4. Si les situations filmées par Herzog sont des situations où le pacte fictionnel est subverti, tout l’intérêt est que la subversion survient à la fois à l’intérieur du film et par le film lui-même. Family Romance LLC induit en effet un trouble de réception, à intensité variable mais continu. La présence de la caméra soulève à elle seule la question du statut de ce que l’on y voit. À y réfléchir, l’existence même des images d’Herzog semble contraire à l’objectif de l’entreprise : filmer est forcément reconstituer une scène et empêcher la dissimulation qui favorise l’efficacité de l’illusion. Et comment aurait-il été possible de filmer les uns et les autres sans rien dévoiler de la raison pour laquelle ils sont filmés ? C’est donc un coup de génie en même temps qu’une pure nécessité : Herzog a pensé son film comme une fiction, en concevant la trame et les scènes, mais une fiction dont la composition et le style lorgnent volontiers du côté du documentaire. Il n’est d’ailleurs pas impossible que la pauvreté de la production ait été un atout : les défauts du film, qui affiche sur le plan esthétique un côté brut, voire amateur, augmentent en même temps sa crédibilité en le teintant d’une forme de “réalisme documentaire” (association purement conventionnelle, mais qui fonctionne)[11] [11] Le parti pris d’Herzog de filmer Ishii en situation, en train d’interagir avec les autres, sans recourir à des entretiens en l’interrogeant lui-même sur sa profession pourrait a priori aller dans le sens d’une lecture fictionnalisante.
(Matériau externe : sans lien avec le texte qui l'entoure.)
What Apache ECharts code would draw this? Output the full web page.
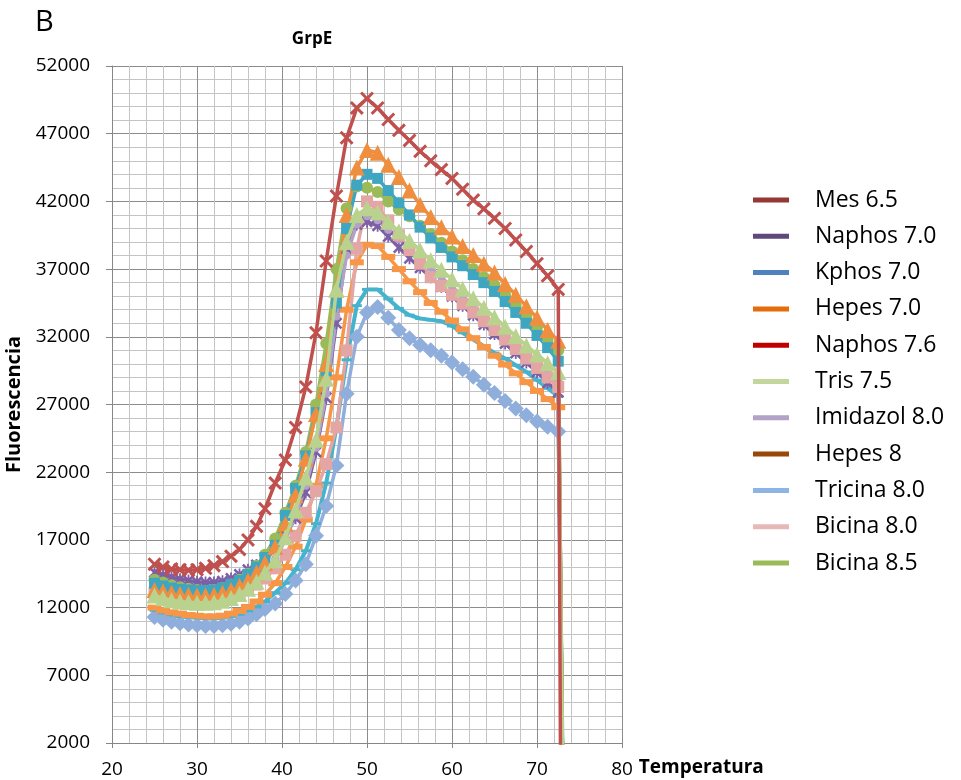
<!DOCTYPE html>
<html>
<head>
<meta charset="utf-8">
<script src="https://cdn.jsdelivr.net/npm/echarts@6/dist/echarts.min.js"></script>
<style>
  html, body { margin: 0; padding: 0; background: #ffffff; }
  #chart { width: 961px; height: 780px; }
</style>
</head>
<body>
<div id="chart"></div>
<script>
// Temperature readings (°C) shared by all buffers
const temps = [25, 26, 27, 28, 29, 30, 31, 32, 33, 34, 35, 36, 37, 38,
  39.2, 40.4, 41.6, 42.8, 44, 45.2, 46.4, 47.6, 48.8, 50,
  51.25, 52.5, 53.75, 55, 56.25, 57.5, 58.75, 60, 61.25, 62.5, 63.75, 65, 66.25, 67.5, 68.75, 70, 71.25, 72.5,
  73];

// Fluorescence per buffer
const mes65 = [15200, 15000, 14850, 14800, 14750, 14800, 14900, 15100, 15400, 15800, 16300, 17000, 18000, 19300,
  21200, 22900, 25300, 28300, 32300, 37600, 42400, 46700, 48900, 49600,
  48900, 48050, 47250, 46500, 45700, 45000, 44350, 43700, 42900, 42100, 41450, 40750, 40000, 39150, 38300, 37400, 36500, 35500,
  -30000];
const naphos70 = [14600, 14400, 14250, 14100, 14000, 13900, 13850, 13850, 13950, 14150, 14450, 14800, 15150, 15550,
  16300, 17400, 18600, 20500, 23500, 27500, 33000, 38500, 40300, 40500,
  40200, 39400, 38600, 37800, 37100, 36400, 35700, 35000, 34300, 33600, 32900, 32200, 31500, 30800, 30100, 29400, 28600, 27900,
  1000];
const kphos70 = [13800, 13600, 13450, 13350, 13300, 13250, 13250, 13300, 13450, 13700, 14000, 14450, 15000, 15700,
  16600, 18800, 20800, 23200, 26400, 29500, 34500, 40000, 43200, 44000,
  43700, 42800, 41900, 41000, 40100, 39300, 38600, 37900, 37250, 36600, 36000, 35350, 34600, 33800, 33000, 32100, 31200, 30200,
  1000];
const hepes70 = [12000, 11800, 11650, 11550, 11450, 11400, 11350, 11350, 11400, 11550, 11750, 12050, 12450, 12950,
  13800, 15000, 16500, 18500, 21000, 24500, 29000, 34000, 37500, 38800,
  38700, 37900, 37000, 36100, 35300, 34500, 33850, 33200, 32550, 31900, 31250, 30600, 29950, 29300, 28650, 28000, 27400, 26800,
  1000];
const naphos76 = [11800, 11600, 11450, 11350, 11300, 11250, 11200, 11200, 11250, 11350, 11500, 11750, 12050, 12450,
  13100, 13800, 14800, 16200, 18200, 21200, 25300, 30300, 34300, 35500,
  35500, 34800, 34100, 33600, 33350, 33250, 33150, 32800, 32300, 31800, 31300, 30800, 30400, 29900, 29400, 28800, 28200, 27600,
  1000];
const tris75 = [12900, 12700, 12550, 12450, 12400, 12350, 12350, 12400, 12500, 12700, 13000, 13400, 13900, 14600,
  15500, 17200, 19200, 21600, 24400, 28900, 35500, 39000, 41000, 41500,
  41200, 40500, 39800, 39100, 38400, 37650, 36950, 36250, 35550, 34850, 34150, 33450, 32750, 32050, 31350, 30700, 30050, 29400,
  1500];
const imidazol80 = [13000, 12800, 12650, 12550, 12500, 12450, 12450, 12500, 12600, 12800, 13100, 13500, 14000, 14700,
  15600, 17000, 18800, 21000, 23800, 27800, 33500, 38000, 40300, 40900,
  40600, 39900, 39200, 38500, 37800, 37100, 36400, 35700, 35000, 34300, 33600, 32900, 32200, 31500, 30800, 30100, 29400, 28800,
  1000];
const hepes8 = [13300, 13200, 13100, 13000, 12950, 12900, 12900, 12950, 13100, 13300, 13600, 14000, 14600, 15300,
  16500, 18200, 20300, 23000, 26300, 30000, 35500, 41000, 44500, 45800,
  45600, 44700, 43800, 42800, 41750, 40850, 40100, 39400, 38700, 38050, 37400, 36750, 35900, 35100, 34250, 33400, 32500, 31700,
  1000];
const tricina80 = [11300, 11100, 10950, 10850, 10750, 10700, 10650, 10650, 10700, 10800, 10950, 11200, 11500, 11900,
  12300, 13000, 14000, 15200, 17300, 19500, 22500, 27800, 32000, 33800,
  34200, 33400, 32500, 31900, 31400, 31000, 30600, 30100, 29600, 29050, 28450, 27850, 27250, 26700, 26200, 25750, 25350, 25000,
  1000];
const bicina80 = [13100, 12900, 12750, 12650, 12600, 12550, 12550, 12600, 12700, 12850, 13050, 13350, 13700, 14150,
  14900, 15900, 17300, 19000, 20600, 22600, 25300, 31000, 38500, 42000,
  41600, 40600, 39500, 38400, 37400, 36400, 35750, 35100, 34450, 33800, 33150, 32500, 31800, 31100, 30400, 29700, 29000, 28300,
  1000];
const bicina85 = [14050, 13850, 13650, 13500, 13400, 13300, 13250, 13300, 13450, 13700, 14050, 14500, 15100, 15900,
  17100, 19000, 21000, 23500, 27000, 31500, 37000, 41500, 43100, 43000,
  42700, 42000, 41400, 40900, 40200, 39600, 38950, 38300, 37650, 37000, 36400, 35800, 35100, 34300, 33500, 32700, 31800, 31000,
  1000];

// Legend entries, in legend order, with their swatch colours
const legendNames = ['Mes 6.5', 'Naphos 7.0', 'Kphos 7.0', 'Hepes 7.0', 'Naphos 7.6', 'Tris 7.5',
  'Imidazol 8.0', 'Hepes 8', 'Tricina 8.0', 'Bicina 8.0', 'Bicina 8.5'];
const legendColors = ['#953735', '#5F497A', '#4F81BD', '#E46C0A', '#C00000', '#C3D69B',
  '#B3A2C7', '#984807', '#8EB4E3', '#E6B9B8', '#9BBB59'];

const FONT = 'Open Sans';

// marker shapes
const crossPath = 'path://M3,0 L10,7 L17,0 L20,3 L13,10 L20,17 L17,20 L10,13 L3,20 L0,17 L7,10 L0,3 Z';
const starPath = 'path://M3,0 L10,7 L17,0 L20,3 L13,10 L20,17 L17,20 L10,13 L3,20 L0,17 L7,10 L0,3 Z M8.5,0 L11.5,0 L11.5,20 L8.5,20 Z';

function pairs(values) {
  return temps.map((t, i) => [t, values[i]]);
}

function lineSeries(name, values, color, symbol, symbolSize, extra) {
  return Object.assign({
    name: name,
    type: 'line',
    data: pairs(values),
    symbol: symbol,
    symbolSize: symbolSize,
    showSymbol: true,
    clip: true,
    smooth: false,
    lineStyle: { color: color, width: 3.5 },
    itemStyle: { color: color, borderWidth: 0 },
    emphasis: { disabled: true }
  }, extra || {});
}

// drawn from the lowest curve upward so higher curves sit on top
const series = [
  lineSeries('Tricina 8.0', tricina80, '#8FAEDB', 'diamond', 16),
  lineSeries('Naphos 7.6', naphos76, '#46B3CE', 'rect', [10, 3], { lineStyle: { color: '#46B3CE', width: 4 } }),
  lineSeries('Hepes 7.0', hepes70, '#F79646', 'rect', [14, 6]),
  lineSeries('Naphos 7.0', naphos70, '#7D5FA5', starPath, 12),
  lineSeries('Imidazol 8.0', imidazol80, '#B3A2C7', 'circle', 8),
  lineSeries('Bicina 8.0', bicina80, '#E3A6A4', 'rect', 12),
  lineSeries('Bicina 8.5', bicina85, '#9BBB59', 'circle', 12),
  lineSeries('Kphos 7.0', kphos70, '#3FA6C1', 'rect', 11),
  lineSeries('Hepes 8', hepes8, '#EE8E3E', 'triangle', 16),
  lineSeries('Tris 7.5', tris75, '#B9D38F', 'triangle', 16, { z: 10 }),
  lineSeries('Mes 6.5', mes65, '#C0504D', crossPath, 14, { z: 11 })
];

const chart = echarts.init(document.getElementById('chart'), null, { renderer: 'canvas' });

chart.setOption({
  animation: false,
  backgroundColor: '#ffffff',
  textStyle: { fontFamily: FONT, color: '#000' },
  title: {
    text: 'GrpE',
    left: 307,
    top: 26,
    textAlign: 'center',
    textStyle: { fontFamily: FONT, fontSize: 17, fontWeight: 'bold', color: '#000' }
  },
  graphic: [{
    type: 'text',
    left: 35,
    top: 8,
    style: { text: 'B', fontFamily: FONT, fontSize: 29, fill: '#000' }
  }],
  legend: {
    orient: 'vertical',
    left: 748,
    top: 183,
    icon: 'rect',
    itemWidth: 36,
    itemHeight: 5,
    itemGap: 12.3,
    selectedMode: false,
    textStyle: { fontFamily: FONT, fontSize: 23, color: '#000', lineHeight: 24, padding: [0, 0, 0, 21] },
    data: legendNames.map((n, i) => ({ name: n, itemStyle: { color: legendColors[i] } }))
  },
  grid: { left: 112, right: 339, top: 66, bottom: 37, containLabel: false, outerBoundsMode: 'none' },
  xAxis: {
    type: 'value',
    min: 20,
    max: 80,
    interval: 10,
    name: 'Temperatura',
    nameLocation: 'end',
    nameGap: 15,
    nameTextStyle: { fontFamily: FONT, fontSize: 19, fontWeight: 'bold', color: '#000',
      align: 'left', verticalAlign: 'top', padding: [15, 0, 0, 0] },
    axisLine: { show: true, onZero: false, lineStyle: { color: '#868686', width: 1 } },
    axisTick: { show: true, length: 5, lineStyle: { color: '#868686' } },
    axisLabel: { fontFamily: FONT, fontSize: 19, color: '#000', margin: 17 },
    splitLine: { show: true, lineStyle: { color: '#8c8c8c', width: 1 } },
    minorTick: { show: false, splitNumber: 5 },
    minorSplitLine: { show: true, lineStyle: { color: '#c4c4c4', width: 1 } }
  },
  yAxis: {
    type: 'value',
    min: 2000,
    max: 52000,
    interval: 5000,
    name: 'Fluorescencia',
    nameLocation: 'middle',
    nameRotate: 90,
    nameGap: 85,
    nameTextStyle: { fontFamily: FONT, fontSize: 20, fontWeight: 'bold', color: '#000' },
    axisLine: { show: true, lineStyle: { color: '#868686', width: 1 } },
    axisTick: { show: true, length: 6, lineStyle: { color: '#868686' } },
    axisLabel: { fontFamily: FONT, fontSize: 19, color: '#000', margin: 22,
      formatter: v => String(v) },
    splitLine: { show: true, lineStyle: { color: '#8c8c8c', width: 1 } },
    minorTick: { show: false, splitNumber: 5 },
    minorSplitLine: { show: true, lineStyle: { color: '#c4c4c4', width: 1 } }
  },
  series: series
});
</script>
</body>
</html>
Mais l’on est de toute façon maintenant habitués aux fictions intégrant des entretiens de leurs personnages, et le fait qu’Herzog se cantonne à une position extérieure conduit simplement à se dire qu’il s’agit d’un documentaire d’observation. Et si certains plans où la caméra d’Herzog s’approche très près des visages pourraient trahir la nature fictionnelle du dispositif en dévoilant le consentement des acteurs, ils peuvent aussi bien être perçus comme l’audace d’un documentariste sans-gêne. Le léger malaise suscité par ces plans active presque nécessairement une lecture documentarisante où le rapport entre le filmeur et le filmé passe au premier plan .
En se plaçant sur une frontière trouble, le film en vient à redoubler la façon dont son personnage injecte du jeu à même le réel, la position expérimentée par le spectateur pouvant être rapprochée de celle des “victimes” des illusions d’Ishii. Cela varie sans doute selon les spectateurs, et dépend aussi de ce que chacun aura lu et entendu avant d’entrer en salle, mais il y va bien aussi d’un effet du film lui-même. Celui qui croit se trouver devant le nouveau documentaire d’Herzog pourra penser au départ qu’il a une information en plus (on lui fait savoir qu’Ishii joue un rôle), pour découvrir finalement qu’il en avait une en moins (la victime d’une illusion étant en fait elle-même une complice de la fiction cinématographique, jouant le rôle de la victime), et qu’il était lui-même le dindon de la farce. Celui qui sait qu’il s’agit d’une fiction sera conduit à se demander dans quelle mesure, et si l’on y a pas injecté une dose de documentaire.
Family Romance LLC contient à la fois les indices de son appartenance à la fiction et les signes d’une approche documentaire, de façon que la conscience oscille constamment de l’un à l’autre. C’est là où les professions du faux d’Ishii et du cinéaste se séparent. Au contraire de son personnage, Herzog ne cherche pas à proprement parler à faire passer son film pour ce qu’il n’est pas en plongeant son spectateur dans l’illusion. S’il joue des apparences, il instaure plutôt un régime où croyance et doute s’équivalent et se relancent l’un l’autre : croire que Family Romance LLC est un documentaire revient à douter qu’il s’agit d’une fiction, et vice versa. La vérité est que le film d’Herzog est une fiction, mais seul le passage par la croyance qu’il est un documentaire peut initier le spectateur à la labilité de ce que l’on nomme la réalité en lui faisant expérimenter avec quelle facilité la conscience change la nature des choses. Dans une étude sur une profession du faux, voilà la seule vérité bonne à garder à l’esprit. Moins pour ne pas croire, donc, tâche ni possible ni souhaitable, que pour pour éviter de se faire trop d’illusions une fois sortis de la salle.